As a genre, true crime can spread awareness, bust taboos and breed empathy, especially when survivors are able to articulate the impact the misdeeds had on their own lives. But this is always tempered by a certain exploitation, recasting vulnerable people’s trauma as entertainment. As the camera lingers on these tearful men and women – after teasing their revelations over almost 80 minutes of nauseating tension – it feels as if the programme has failed to pull off that particular balancing act.
And yet, anybody hoping to draw attention to the way sexual assault is dealt with in this country needs some kind of sensational hook; countless accounts of abuse, sickening as they are, clearly aren’t enough. Alongside the shocking statistics presented – 539 members accused of abuse, approximately one in six children sexually abused, only 11 people convicted – we get an understanding of the patchwork response to these crimes.
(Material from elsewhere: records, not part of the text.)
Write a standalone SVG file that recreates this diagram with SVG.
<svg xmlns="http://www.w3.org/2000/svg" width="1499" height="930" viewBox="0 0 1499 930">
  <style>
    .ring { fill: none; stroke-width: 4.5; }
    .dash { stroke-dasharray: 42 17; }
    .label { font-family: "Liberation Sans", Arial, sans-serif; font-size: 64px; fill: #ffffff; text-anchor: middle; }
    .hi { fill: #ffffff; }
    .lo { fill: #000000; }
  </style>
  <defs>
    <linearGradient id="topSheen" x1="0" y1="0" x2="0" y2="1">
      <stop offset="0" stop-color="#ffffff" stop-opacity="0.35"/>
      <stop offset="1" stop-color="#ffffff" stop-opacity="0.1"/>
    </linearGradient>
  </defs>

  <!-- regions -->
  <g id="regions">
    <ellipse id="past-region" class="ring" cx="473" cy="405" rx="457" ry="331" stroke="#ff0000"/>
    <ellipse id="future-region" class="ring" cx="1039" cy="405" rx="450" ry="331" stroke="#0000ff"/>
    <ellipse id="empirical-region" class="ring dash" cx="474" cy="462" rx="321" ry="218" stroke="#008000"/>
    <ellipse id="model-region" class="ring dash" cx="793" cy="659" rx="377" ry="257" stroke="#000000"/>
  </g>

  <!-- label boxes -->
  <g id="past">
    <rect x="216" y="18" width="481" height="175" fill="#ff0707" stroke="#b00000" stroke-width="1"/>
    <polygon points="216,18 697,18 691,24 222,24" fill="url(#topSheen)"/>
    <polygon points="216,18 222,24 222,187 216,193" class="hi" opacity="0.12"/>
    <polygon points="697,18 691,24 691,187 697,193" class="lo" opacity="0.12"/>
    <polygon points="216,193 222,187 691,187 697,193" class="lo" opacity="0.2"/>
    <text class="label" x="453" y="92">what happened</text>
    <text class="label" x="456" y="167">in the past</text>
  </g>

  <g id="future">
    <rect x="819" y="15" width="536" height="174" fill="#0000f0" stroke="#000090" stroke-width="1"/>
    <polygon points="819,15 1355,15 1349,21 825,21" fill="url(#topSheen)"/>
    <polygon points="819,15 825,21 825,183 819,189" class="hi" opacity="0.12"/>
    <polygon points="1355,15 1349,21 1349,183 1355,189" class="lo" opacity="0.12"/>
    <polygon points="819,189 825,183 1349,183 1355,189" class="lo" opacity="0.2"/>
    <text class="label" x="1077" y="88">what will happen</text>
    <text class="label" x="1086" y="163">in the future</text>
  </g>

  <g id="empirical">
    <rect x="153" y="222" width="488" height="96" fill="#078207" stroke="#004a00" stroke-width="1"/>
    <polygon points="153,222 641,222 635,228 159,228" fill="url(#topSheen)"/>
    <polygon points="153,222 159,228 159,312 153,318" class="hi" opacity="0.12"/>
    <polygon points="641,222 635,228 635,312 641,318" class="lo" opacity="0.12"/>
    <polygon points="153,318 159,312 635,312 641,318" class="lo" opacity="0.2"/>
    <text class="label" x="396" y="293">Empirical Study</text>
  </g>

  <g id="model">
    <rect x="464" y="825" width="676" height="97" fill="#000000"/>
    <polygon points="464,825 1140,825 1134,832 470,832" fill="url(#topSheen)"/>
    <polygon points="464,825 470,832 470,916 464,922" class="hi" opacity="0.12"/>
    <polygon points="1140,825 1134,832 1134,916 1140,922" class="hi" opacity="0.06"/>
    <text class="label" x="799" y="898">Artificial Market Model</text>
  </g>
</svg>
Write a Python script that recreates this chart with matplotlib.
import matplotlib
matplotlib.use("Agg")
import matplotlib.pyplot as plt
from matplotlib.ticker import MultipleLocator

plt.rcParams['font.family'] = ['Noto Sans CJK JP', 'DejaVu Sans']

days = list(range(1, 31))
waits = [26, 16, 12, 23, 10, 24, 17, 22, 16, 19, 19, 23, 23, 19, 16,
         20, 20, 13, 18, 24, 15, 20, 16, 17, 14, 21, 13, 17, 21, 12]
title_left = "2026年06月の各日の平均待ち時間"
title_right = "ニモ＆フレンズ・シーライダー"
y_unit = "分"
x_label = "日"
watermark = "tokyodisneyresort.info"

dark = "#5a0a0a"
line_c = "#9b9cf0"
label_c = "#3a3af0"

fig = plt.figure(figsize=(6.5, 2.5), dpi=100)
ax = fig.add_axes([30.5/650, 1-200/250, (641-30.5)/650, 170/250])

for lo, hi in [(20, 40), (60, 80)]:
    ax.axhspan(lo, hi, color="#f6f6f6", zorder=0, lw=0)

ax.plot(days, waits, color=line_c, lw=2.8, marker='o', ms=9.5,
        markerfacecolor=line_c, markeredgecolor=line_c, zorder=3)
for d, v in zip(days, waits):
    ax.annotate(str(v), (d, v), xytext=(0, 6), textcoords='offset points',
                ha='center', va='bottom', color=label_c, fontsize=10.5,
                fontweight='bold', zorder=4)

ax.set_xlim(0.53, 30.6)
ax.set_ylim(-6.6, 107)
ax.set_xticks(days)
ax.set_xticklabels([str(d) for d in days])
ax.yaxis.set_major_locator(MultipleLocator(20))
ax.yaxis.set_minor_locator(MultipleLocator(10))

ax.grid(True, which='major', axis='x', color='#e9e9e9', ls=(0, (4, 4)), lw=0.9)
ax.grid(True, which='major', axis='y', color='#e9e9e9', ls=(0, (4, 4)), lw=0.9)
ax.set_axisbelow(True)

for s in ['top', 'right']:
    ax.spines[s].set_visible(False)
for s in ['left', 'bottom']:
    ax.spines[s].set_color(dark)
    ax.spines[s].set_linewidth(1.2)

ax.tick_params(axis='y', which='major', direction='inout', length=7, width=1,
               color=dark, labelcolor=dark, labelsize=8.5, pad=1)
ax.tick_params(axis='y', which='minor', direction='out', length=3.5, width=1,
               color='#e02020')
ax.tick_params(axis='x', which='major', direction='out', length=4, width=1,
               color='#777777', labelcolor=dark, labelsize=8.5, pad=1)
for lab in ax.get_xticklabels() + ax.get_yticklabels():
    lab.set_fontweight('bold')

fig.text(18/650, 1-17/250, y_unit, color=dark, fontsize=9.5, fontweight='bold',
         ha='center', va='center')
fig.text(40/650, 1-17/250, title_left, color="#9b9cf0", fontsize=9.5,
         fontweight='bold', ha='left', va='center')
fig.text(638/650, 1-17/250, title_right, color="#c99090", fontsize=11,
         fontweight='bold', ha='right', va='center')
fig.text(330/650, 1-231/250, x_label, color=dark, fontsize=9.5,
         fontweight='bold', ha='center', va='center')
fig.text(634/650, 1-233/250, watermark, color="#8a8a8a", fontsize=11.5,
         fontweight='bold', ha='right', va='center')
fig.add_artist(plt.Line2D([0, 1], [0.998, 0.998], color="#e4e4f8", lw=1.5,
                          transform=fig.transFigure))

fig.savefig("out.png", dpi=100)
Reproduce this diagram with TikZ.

There was a relatively brief investigation by police in the mid-2010s, which began by chance and ended in frustration when the elders closed ranks; a Facebook group was set up by Philippa – who felt ostracised after reporting an abuser to the police when she was 12 – to gather testimony; and now this documentary, for all its uncomfortable use of distraught victims, which brings the scandal to a wider audience.
It feels like plugging holes in a sieve. Despite all the superficial weirdness on display – watch as picturesque farmhouses are converted into nuclear family-crushing communes, as people in polyester jumpers writhe and groan on the floor, as sparsely attended raves get a Christ-based spin – the lasting message of this documentary is depressingly familiar. As a society, we do not have an effective way of bringing the perpetrators of sexual assault to justice. The Jesus Army may be a thing of the past, but this remains a national shame.
• Inside the Cult of the Jesus Army aired on BBC Two and is available on iPlayer.